PRE welcomes all interested students and has no application or rounds of interviews in order to join, which board members say is in keeping with their mission of openness and service.

“This is a humanitarian volunteer organization that’s community-service based, and if you want to help there is endless need. We will find you a place,” Erdogan says.

For Bershadskaya, whose family immigrated to the U.S. from Kharkiv, Ukraine when she was a toddler, seeing the bloodshed there and watching residents being forced from their homes has been personally devastating, she says, as she still has family members living all across Ukraine. 

“It is possible to both feel profound pain for Ukraine and also anger towards the realization that the war on Syria, on Uyghur Muslims, on the Global South has never seen such an outpouring of grief from neighbors, corporations, and legislative bodies,” she says. 

Ukrainian refugees including a woman in a wheelchair being pushed by a little boy, flee Ukraine into Poland
Refugees walk after fleeing the war from neighbouring Ukraine, at the border crossing in Medyka, southeastern Poland, on April 2, 2022. (Image: AP Photo/Sergei Grits)

Bershadskaya says what’s happening for Ukrainian refugees is proof that safer routes for resettlement are possible and that escaping conflict must never jeopardize a person’s life.
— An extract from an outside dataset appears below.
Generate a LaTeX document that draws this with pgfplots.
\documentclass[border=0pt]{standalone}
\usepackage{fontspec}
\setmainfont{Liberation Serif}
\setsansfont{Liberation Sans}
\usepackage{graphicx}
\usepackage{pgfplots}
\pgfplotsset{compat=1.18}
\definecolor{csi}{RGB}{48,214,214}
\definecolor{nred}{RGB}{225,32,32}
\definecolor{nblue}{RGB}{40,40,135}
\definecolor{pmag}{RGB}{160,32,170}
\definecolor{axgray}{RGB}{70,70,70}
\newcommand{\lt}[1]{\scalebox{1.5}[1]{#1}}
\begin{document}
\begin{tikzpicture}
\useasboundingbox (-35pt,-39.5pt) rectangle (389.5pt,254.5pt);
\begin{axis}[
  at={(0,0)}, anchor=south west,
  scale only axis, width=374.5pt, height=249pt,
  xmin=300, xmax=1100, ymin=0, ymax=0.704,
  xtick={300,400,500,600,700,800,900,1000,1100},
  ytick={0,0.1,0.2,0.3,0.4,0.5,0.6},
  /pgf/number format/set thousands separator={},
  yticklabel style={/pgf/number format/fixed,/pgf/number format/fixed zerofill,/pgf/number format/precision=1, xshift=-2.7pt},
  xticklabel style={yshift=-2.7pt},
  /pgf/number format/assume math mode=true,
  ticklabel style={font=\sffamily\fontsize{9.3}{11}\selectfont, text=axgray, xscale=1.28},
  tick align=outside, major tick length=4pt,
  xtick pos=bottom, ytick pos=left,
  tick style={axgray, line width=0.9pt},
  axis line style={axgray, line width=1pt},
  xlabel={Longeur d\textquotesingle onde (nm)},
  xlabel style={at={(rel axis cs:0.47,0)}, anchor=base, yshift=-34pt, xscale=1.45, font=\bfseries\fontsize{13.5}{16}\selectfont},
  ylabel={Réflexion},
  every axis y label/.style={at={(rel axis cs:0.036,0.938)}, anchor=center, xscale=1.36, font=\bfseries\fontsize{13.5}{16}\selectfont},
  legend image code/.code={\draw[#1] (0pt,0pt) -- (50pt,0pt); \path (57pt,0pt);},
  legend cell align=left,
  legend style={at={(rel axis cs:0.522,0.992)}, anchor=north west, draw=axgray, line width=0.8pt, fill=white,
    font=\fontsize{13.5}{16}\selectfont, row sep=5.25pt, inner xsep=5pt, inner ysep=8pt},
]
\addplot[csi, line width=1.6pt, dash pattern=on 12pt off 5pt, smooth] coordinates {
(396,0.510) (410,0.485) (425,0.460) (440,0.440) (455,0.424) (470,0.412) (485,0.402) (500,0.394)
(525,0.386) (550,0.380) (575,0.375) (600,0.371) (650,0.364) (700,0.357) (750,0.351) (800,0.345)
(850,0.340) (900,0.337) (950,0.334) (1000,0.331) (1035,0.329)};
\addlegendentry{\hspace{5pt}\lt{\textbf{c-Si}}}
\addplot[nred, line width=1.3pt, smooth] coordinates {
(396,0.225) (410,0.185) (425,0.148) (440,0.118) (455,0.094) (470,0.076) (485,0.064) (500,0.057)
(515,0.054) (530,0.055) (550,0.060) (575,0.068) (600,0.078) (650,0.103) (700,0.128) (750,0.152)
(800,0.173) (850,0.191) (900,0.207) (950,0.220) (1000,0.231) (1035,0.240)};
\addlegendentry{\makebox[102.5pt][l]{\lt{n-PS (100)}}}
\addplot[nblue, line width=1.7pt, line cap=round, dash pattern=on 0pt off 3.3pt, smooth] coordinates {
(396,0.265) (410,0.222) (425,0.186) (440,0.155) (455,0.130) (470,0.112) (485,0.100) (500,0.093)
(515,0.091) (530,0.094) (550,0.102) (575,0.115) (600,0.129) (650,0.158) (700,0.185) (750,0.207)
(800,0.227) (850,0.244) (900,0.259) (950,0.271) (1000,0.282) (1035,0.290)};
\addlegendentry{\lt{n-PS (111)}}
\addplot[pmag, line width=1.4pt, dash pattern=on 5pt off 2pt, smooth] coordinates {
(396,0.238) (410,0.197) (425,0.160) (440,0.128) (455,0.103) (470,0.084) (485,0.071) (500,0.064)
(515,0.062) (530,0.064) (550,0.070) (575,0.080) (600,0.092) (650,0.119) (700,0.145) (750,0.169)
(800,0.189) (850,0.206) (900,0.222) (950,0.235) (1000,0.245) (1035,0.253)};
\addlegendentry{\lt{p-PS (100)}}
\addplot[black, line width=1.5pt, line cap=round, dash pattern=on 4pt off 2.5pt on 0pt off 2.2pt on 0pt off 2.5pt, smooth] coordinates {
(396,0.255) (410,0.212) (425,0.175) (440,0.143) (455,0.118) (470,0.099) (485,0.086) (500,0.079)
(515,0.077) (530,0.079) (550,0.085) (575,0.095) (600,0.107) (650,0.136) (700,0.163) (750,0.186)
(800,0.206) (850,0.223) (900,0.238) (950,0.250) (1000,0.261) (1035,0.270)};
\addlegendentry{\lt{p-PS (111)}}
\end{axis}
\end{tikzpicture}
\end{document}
She also says it’s important to look at why Ukrainian refugees are being welcomed with open arms to nations in Europe and elsewhere, when this has not been the case for many Middle Eastern, Latin American, and African refugees.

“It is undeniable that as people seek refuge from the violence in Ukraine, the world watches, offering more compassion and innovation than was ever afforded for Afghans, Haitians, and Latin Americans fleeing war, too,” she says. “Why are our humanitarian relief efforts not supporting communities as intersectional and inclusive as the people who need them? In witnessing what’s happening in Ukraine, let’s also remember what happened to the Rohingya refugees in Myanmar and to the millions of children in Yemen. Historically, refugees have been conflated with ideas of unclean or dangerous people; one may wonder why, today, those same narratives are not present in our conversations about Ukraine.”